■ REQUIREMENT: Nothing outside the lines from the one containing "What Observable Plot" through the one containing "const binHalfWidth = 5;" should be copied, and no pictures either. Copy those lines exactly.

# start of SOURCE MATERIAL

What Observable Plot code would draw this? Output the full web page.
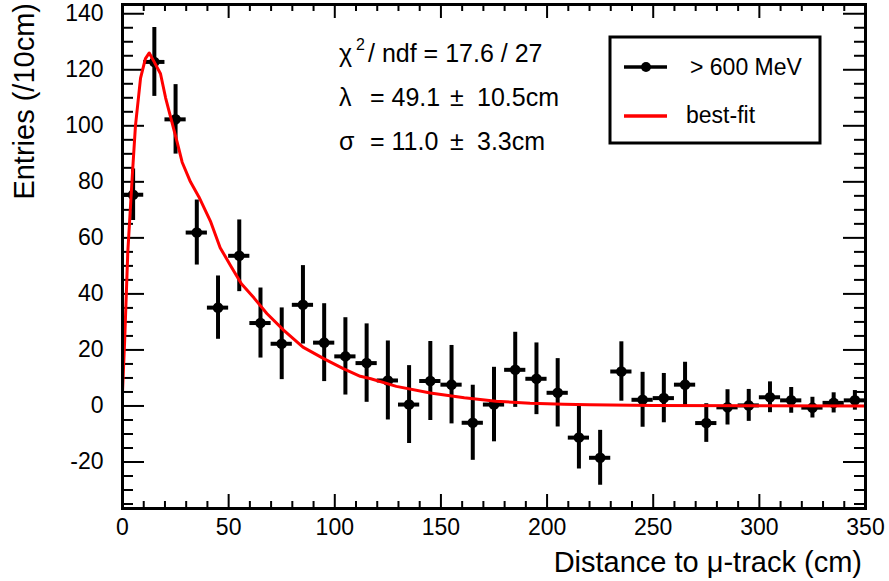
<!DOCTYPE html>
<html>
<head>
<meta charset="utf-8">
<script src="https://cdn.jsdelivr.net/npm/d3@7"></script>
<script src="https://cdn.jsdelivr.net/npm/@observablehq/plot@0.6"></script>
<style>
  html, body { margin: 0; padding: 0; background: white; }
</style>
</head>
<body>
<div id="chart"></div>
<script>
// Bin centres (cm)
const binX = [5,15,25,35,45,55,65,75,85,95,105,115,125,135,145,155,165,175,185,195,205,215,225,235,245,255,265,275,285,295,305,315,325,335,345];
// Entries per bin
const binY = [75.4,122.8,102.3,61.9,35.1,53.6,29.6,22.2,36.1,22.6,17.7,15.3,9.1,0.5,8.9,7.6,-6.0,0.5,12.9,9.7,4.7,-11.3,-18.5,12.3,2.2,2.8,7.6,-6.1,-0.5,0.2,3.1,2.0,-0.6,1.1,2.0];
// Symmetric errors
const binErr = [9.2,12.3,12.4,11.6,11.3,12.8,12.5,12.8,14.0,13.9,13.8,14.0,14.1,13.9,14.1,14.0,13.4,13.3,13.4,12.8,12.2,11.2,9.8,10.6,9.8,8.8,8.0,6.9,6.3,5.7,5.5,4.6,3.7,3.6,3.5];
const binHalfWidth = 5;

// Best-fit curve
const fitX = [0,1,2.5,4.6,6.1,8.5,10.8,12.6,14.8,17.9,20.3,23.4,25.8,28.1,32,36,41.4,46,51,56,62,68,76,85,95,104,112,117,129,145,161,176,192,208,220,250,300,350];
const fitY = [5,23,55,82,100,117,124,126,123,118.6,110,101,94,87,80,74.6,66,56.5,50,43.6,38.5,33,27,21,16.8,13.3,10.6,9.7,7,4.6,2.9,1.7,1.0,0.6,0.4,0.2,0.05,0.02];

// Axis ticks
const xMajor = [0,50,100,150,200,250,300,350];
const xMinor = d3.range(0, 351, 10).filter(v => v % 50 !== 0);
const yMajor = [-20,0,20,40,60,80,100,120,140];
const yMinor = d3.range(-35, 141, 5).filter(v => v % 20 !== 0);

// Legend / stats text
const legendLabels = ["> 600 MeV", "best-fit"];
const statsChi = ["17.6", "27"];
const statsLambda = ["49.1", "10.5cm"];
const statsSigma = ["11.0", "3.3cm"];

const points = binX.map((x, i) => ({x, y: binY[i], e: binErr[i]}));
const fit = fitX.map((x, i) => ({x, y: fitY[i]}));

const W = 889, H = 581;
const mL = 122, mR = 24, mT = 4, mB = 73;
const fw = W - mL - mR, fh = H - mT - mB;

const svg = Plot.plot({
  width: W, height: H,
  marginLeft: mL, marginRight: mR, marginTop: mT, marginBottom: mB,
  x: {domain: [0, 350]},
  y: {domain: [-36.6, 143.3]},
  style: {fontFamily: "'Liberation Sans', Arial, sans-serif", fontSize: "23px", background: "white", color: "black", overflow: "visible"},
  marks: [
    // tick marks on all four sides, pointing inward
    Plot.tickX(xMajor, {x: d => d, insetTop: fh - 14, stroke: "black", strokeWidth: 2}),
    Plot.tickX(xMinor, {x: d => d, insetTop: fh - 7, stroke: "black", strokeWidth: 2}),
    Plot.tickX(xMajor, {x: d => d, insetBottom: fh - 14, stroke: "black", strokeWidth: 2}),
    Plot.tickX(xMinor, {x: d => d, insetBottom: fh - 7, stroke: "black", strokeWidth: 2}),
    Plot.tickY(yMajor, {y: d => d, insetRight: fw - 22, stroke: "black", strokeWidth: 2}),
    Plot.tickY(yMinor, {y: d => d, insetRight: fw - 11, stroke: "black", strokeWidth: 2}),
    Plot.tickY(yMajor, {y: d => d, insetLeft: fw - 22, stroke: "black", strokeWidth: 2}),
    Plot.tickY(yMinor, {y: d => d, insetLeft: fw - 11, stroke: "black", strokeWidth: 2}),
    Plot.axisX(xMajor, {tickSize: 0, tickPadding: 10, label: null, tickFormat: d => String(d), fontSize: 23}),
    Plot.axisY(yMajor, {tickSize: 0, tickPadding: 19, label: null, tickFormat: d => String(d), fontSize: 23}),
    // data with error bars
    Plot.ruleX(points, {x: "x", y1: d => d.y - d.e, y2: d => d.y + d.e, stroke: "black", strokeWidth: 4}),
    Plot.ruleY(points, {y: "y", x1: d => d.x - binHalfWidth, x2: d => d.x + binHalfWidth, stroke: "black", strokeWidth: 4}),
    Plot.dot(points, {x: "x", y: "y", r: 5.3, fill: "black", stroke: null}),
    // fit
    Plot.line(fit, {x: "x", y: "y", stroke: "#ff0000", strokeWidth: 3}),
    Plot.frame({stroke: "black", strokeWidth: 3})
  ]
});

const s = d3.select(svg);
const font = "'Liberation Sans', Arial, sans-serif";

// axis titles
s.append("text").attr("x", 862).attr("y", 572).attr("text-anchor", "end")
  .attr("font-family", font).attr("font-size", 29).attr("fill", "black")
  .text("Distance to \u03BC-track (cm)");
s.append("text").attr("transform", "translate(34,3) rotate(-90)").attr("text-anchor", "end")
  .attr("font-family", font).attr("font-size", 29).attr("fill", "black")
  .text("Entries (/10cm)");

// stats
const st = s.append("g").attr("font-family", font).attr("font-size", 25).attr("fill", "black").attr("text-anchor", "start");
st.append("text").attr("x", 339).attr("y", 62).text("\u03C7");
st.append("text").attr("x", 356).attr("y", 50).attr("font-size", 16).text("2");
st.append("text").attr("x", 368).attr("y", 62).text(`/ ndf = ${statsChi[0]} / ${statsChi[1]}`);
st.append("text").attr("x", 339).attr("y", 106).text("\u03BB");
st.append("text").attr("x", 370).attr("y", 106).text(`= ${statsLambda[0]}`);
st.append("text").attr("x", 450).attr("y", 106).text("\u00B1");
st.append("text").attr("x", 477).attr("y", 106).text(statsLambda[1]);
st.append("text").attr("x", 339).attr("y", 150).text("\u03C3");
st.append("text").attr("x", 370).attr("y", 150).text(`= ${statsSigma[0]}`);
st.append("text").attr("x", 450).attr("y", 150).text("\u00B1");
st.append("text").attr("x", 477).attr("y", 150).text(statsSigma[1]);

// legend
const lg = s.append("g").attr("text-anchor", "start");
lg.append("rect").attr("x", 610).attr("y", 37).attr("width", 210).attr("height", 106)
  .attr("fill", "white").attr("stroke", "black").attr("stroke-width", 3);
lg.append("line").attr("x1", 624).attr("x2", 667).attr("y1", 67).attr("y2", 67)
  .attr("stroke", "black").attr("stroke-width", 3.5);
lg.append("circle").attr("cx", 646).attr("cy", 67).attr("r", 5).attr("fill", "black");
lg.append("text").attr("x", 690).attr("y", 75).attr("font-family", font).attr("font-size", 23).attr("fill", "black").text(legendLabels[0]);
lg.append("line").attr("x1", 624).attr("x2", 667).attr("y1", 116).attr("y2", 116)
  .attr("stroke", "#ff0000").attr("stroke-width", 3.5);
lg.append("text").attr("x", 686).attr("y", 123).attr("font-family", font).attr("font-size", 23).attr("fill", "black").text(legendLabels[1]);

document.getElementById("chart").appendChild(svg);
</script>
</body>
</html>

# end of SOURCE MATERIAL
# start of SOURCE MATERIAL

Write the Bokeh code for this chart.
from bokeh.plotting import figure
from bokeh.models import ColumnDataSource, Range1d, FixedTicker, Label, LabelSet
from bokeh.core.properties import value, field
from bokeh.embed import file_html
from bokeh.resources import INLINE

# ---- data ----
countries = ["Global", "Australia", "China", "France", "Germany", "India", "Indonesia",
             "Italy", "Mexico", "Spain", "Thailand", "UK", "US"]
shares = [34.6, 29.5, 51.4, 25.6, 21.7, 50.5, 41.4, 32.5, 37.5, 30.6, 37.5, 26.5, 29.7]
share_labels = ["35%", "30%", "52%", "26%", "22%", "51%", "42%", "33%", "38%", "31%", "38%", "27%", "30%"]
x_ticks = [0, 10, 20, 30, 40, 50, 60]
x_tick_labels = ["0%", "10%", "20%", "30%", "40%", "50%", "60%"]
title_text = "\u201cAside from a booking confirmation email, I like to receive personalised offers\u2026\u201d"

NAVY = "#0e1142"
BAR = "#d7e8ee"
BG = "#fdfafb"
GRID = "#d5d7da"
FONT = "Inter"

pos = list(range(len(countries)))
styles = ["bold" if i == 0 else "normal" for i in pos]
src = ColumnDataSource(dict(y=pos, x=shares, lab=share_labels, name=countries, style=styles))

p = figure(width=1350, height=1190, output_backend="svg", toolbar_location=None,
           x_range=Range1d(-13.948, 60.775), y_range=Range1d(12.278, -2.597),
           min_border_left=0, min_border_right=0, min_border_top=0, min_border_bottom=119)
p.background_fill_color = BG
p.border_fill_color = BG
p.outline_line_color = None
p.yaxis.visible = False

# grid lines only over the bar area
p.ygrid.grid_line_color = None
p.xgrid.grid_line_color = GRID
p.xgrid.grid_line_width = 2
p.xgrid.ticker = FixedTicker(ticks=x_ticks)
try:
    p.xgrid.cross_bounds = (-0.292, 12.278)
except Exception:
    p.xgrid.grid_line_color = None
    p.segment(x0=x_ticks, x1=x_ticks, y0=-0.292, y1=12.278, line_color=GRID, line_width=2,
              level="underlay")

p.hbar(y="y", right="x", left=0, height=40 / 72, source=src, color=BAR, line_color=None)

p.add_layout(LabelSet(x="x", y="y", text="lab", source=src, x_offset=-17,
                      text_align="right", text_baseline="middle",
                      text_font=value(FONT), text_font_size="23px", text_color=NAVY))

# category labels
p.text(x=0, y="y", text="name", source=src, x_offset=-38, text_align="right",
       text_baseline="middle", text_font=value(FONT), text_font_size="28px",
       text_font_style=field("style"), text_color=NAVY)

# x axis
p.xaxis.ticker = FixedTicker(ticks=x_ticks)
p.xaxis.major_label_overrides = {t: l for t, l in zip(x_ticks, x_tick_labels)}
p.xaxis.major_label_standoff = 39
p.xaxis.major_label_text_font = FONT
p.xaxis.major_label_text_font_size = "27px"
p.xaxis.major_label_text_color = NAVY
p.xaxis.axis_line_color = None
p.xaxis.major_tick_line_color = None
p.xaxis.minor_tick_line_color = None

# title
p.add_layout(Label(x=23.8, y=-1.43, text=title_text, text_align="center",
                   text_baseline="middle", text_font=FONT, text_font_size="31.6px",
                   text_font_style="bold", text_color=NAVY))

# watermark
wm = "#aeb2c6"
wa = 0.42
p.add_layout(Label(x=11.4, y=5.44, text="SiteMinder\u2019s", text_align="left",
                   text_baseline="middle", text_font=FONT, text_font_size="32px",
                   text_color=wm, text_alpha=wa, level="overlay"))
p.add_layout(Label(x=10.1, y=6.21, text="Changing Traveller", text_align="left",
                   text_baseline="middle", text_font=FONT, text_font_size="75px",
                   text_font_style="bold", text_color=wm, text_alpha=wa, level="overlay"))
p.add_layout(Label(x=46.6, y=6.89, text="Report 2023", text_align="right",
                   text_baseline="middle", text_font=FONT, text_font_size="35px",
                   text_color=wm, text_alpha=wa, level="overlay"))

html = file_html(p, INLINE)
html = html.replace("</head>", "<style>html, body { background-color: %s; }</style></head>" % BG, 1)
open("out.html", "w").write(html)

# end of SOURCE MATERIAL

■ SOLUTION BELOW:
What Observable Plot code would draw this? Output the full web page.
<!DOCTYPE html>
<html>
<head>
<meta charset="utf-8">
<script src="https://cdn.jsdelivr.net/npm/d3@7"></script>
<script src="https://cdn.jsdelivr.net/npm/@observablehq/plot@0.6"></script>
<style>
  html, body { margin: 0; padding: 0; background: white; }
</style>
</head>
<body>
<div id="chart"></div>
<script>
// Bin centres (cm)
const binX = [5,15,25,35,45,55,65,75,85,95,105,115,125,135,145,155,165,175,185,195,205,215,225,235,245,255,265,275,285,295,305,315,325,335,345];
// Entries per bin
const binY = [75.4,122.8,102.3,61.9,35.1,53.6,29.6,22.2,36.1,22.6,17.7,15.3,9.1,0.5,8.9,7.6,-6.0,0.5,12.9,9.7,4.7,-11.3,-18.5,12.3,2.2,2.8,7.6,-6.1,-0.5,0.2,3.1,2.0,-0.6,1.1,2.0];
// Symmetric errors
const binErr = [9.2,12.3,12.4,11.6,11.3,12.8,12.5,12.8,14.0,13.9,13.8,14.0,14.1,13.9,14.1,14.0,13.4,13.3,13.4,12.8,12.2,11.2,9.8,10.6,9.8,8.8,8.0,6.9,6.3,5.7,5.5,4.6,3.7,3.6,3.5];
const binHalfWidth = 5;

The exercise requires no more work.